Johnson & Johnson to appeal

A spokeswoman for Johnson & Johnson said the company intends to seek further review of the ruling by the Supreme Court of Missouri. The company refuted the claim that its talcum products cause adverse health effects. 

“We continue to believe this was a fundamentally flawed trial, grounded in a faulty presentation of the facts,” spokeswoman Kim Montagnino said. “We remain confident that our talc is safe, asbestos free and does not cause cancer.” 

The court upheld the $500 million in damages awarded to the women who sued the company but agreed to slash the total damages to $2.1 billion. 

Johnson & Johnson is facing thousands of lawsuits filed on behalf of long-time consumers who claim the company’s products contained cancer-causing asbestos. Mark Lanier, the lawyer who represented the women in this trial, called the company’s handling of the asbestos issue “reprehensible” and urged consumers to dispose of any baby powder they may have in their home. 
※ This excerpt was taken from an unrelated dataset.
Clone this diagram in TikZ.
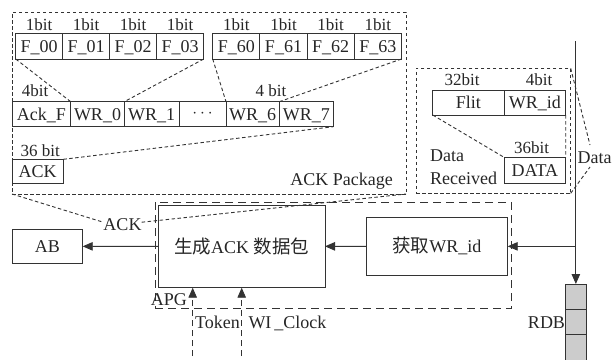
\documentclass[tikz,border=0pt]{standalone}
\usepackage{fontspec}
\setmainfont{Liberation Serif}
\newfontfamily\cjk{Noto Sans CJK SC}
\usetikzlibrary{arrows.meta}
\newcommand\mytxt{\fontsize{18}{21}\selectfont}
\newcommand\mybit{\fontsize{17}{20}\selectfont}
\newcommand\mycjk{\cjk\fontsize{18.5}{21}\selectfont}
\tikzset{
  ln/.style={line width=0.9pt, draw=black!80},
  cell/.style={ln, rectangle, inner sep=0pt, outer sep=0pt, font=\mytxt, text=black!85,
    anchor=west, minimum height=25pt, text height=12.5pt, text depth=0pt},
  fcell/.style={cell, minimum width=47pt, minimum height=26pt},
  gcell/.style={cell, minimum width=47.2pt, minimum height=26pt},
  bitlbl/.style={inner sep=0pt, font=\mybit, text=black!85, anchor=base},
  lbl/.style={inner sep=0pt, font=\mytxt, text=black!85},
  box/.style={ln, rectangle, inner sep=0pt, outer sep=0pt, font=\mytxt, text=black!85},
  sdash/.style={ln, dash pattern=on 3.5pt off 2.5pt},
  ldash/.style={ln, dash pattern=on 8pt off 5pt},
  mdash/.style={ln, dash pattern=on 6pt off 4pt},
  frame/.style={rectangle, inner sep=0pt, outer sep=0pt, anchor=north west},
  tip/.style={-{Triangle[length=10pt,width=8.5pt]}},
  rdbcell/.style={ln, fill=black!20, rectangle, inner sep=0pt, outer sep=0pt,
    minimum width=20.3pt, minimum height=25pt, anchor=north},
}
\begin{document}
\begin{tikzpicture}[x=1pt,y=-1pt]
\useasboundingbox (0,0) rectangle (613,359);

% ---------- ACK package ----------
\node[sdash, frame, minimum width=394pt, minimum height=182pt] (pkg) at (12,12) {};

\node[fcell] (f00) at (15.7,46) {F\_00};
\node[fcell] (f01) at (f00.east) {F\_01};
\node[fcell] (f02) at (f01.east) {F\_02};
\node[fcell] (f03) at (f02.east) {F\_03};
\node[gcell] (f60) at (212.7,46) {F\_60};
\node[gcell] (f61) at (f60.east) {F\_61};
\node[gcell] (f62) at (f61.east) {F\_62};
\node[gcell] (f63) at (f62.east) {F\_63};
\foreach \c in {f00,f01,f02,f03,f60,f61,f62,f63}
  \node[bitlbl] (b\c) at ([yshift=2.5pt]\c.north) {1bit};

\node[cell, minimum width=58.7pt] (ackf) at (12,114.2) {Ack\_F};
\node[cell, minimum width=53.6pt] (wr0) at (ackf.east) {WR\_0};
\node[cell, minimum width=54.7pt] (wr1) at (wr0.east) {WR\_1};
\node[cell, minimum width=47pt, text height=6pt] (dots) at (wr1.east) {$\cdots$};
\node[cell, minimum width=53.3pt] (wr6) at (dots.east) {WR\_6};
\node[cell, minimum width=54pt] (wr7) at (wr6.east) {WR\_7};
\node[bitlbl] (b4a) at (35,96.7) {4bit};
\node[bitlbl] (b4b) at (271,96.7) {4 bit};

\node[cell, minimum width=51.3pt, minimum height=24pt] (ack) at (12,171.3) {ACK};
\node[bitlbl] (b36a) at (40.3,156) {36 bit};

\draw[sdash] (f00.south west) -- (wr0.north west);
\draw[sdash] (f03.south east) -- (wr0.north east);
\draw[sdash] (f60.south west) -- (wr6.north west);
\draw[sdash] (f63.south east) -- (wr6.north east);
\draw[sdash] (ack.north east) -- (wr7.south east);

\node[lbl, anchor=base east] (pkglbl) at (393,185) {ACK Package};

% ---------- Data received ----------
\node[sdash, frame, minimum width=154.7pt, minimum height=125pt] (rbox) at (416,68.3) {};
\node[cell, minimum width=71.3pt] (flit) at (432.7,102.5) {Flit};
\node[cell, minimum width=61.7pt] (wrid) at (flit.east) {WR\_id};
\node[cell, minimum width=61.7pt, minimum height=26pt, anchor=north west] (data) at (504,157.3) {DATA};
\node[bitlbl] (b32) at (462,85) {32bit};
\node[bitlbl] (b4c) at (539,85) {4bit};
\node[bitlbl] (b36b) at (531.7,153.3) {36bit};
\draw[sdash] (flit.south west) -- (data.north west);
\draw[sdash] (wrid.south east) -- (data.north east);
\node[lbl, anchor=base west] (drec1) at (430,161.7) {Data};
\node[lbl, anchor=base west] (drec2) at (430,184) {Received};

\node[lbl, anchor=base west] (datalbl) at (577.5,163.3) {Data};
\coordinate (dlt) at (590,145);
\coordinate (dlb) at (590,167);
\draw[sdash] (rbox.north east) -- (dlt);
\draw[sdash] (rbox.south east) -- (dlb);

% ---------- ACK funnel ----------
\node[lbl, anchor=base] (acklbl) at (122.5,230.3) {ACK};
\draw[sdash] (pkg.south west) -- ([yshift=2.2pt]acklbl.west);
\draw[sdash] ([yshift=2.2pt]acklbl.east) -- (pkg.south east);

% ---------- APG ----------
\node[ldash, frame, minimum width=356.7pt, minimum height=105.7pt] (apg) at (155,202.3) {};
\node[box, minimum width=166.7pt, minimum height=82.7pt, anchor=north west] (gen) at (158.3,205)
  {{\mycjk 生成}ACK {\mycjk 数据包}};
\node[box, minimum width=141.7pt, minimum height=57.3pt] (get) at (436.85,246.35)
  {{\mycjk 获取}WR\_id};
\node[box, minimum width=70.4pt, minimum height=33.4pt] (ab) at (47.5,246.35) {AB};
\node[lbl, anchor=base east] (apglbl) at (187,305) {APG};

\draw[ln, tip] (gen.west) -- (ab.east);
\draw[ln, tip] (get.west) -- (gen.east);

% ---------- data line and RDB ----------
\coordinate (dtop) at (575.85,41);
\coordinate (djoin) at (575.85,246.35);
\node[rdbcell] (rdb1) at (575.85,284) {};
\node[rdbcell] (rdb2) at (rdb1.south) {};
\node[rdbcell, minimum height=32pt] (rdb3) at (rdb2.south) {};
\draw[ln, tip] (dtop) -- (rdb1.north);
\draw[ln, tip] (djoin) -- (get.east);
\node[lbl, anchor=east, inner sep=0.5pt] (rdblbl) at ([yshift=-1pt]rdb2.west) {RDB};

% ---------- Token / WI_Clock ----------
\coordinate (tokb) at (192.7,366);
\coordinate (wib) at (241.7,366);
\draw[mdash, tip] (tokb) -- (tokb |- gen.south);
\draw[mdash, tip] (wib) -- (wib |- gen.south);
\node[lbl, anchor=base west] (toklbl) at (195,328.3) {Token};
\node[lbl, anchor=base west] (wilbl) at (248.3,328.3) {WI\,\_Clock};
\end{tikzpicture}
\end{document}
Baby powder pulled in North America

Last month, Johnson & Johnson announced that it would permanently discontinue about 100 of its products, including Johnson & Johnson Baby Powder. At the time of the announcement, the company continued to deny that its products cause cancer. 

“Demand for talc-based Johnson’s Baby Powder in North America has been declining due in large part to changes in consumer habits and fueled by misinformation around the safety of the product and a constant barrage of litigation advertising,” the company said in a May statement. 

Company officials added that they remain “steadfastly confident in the safety of talc-based Johnson’s Baby Powder” and will continue to market the product in other parts of the world.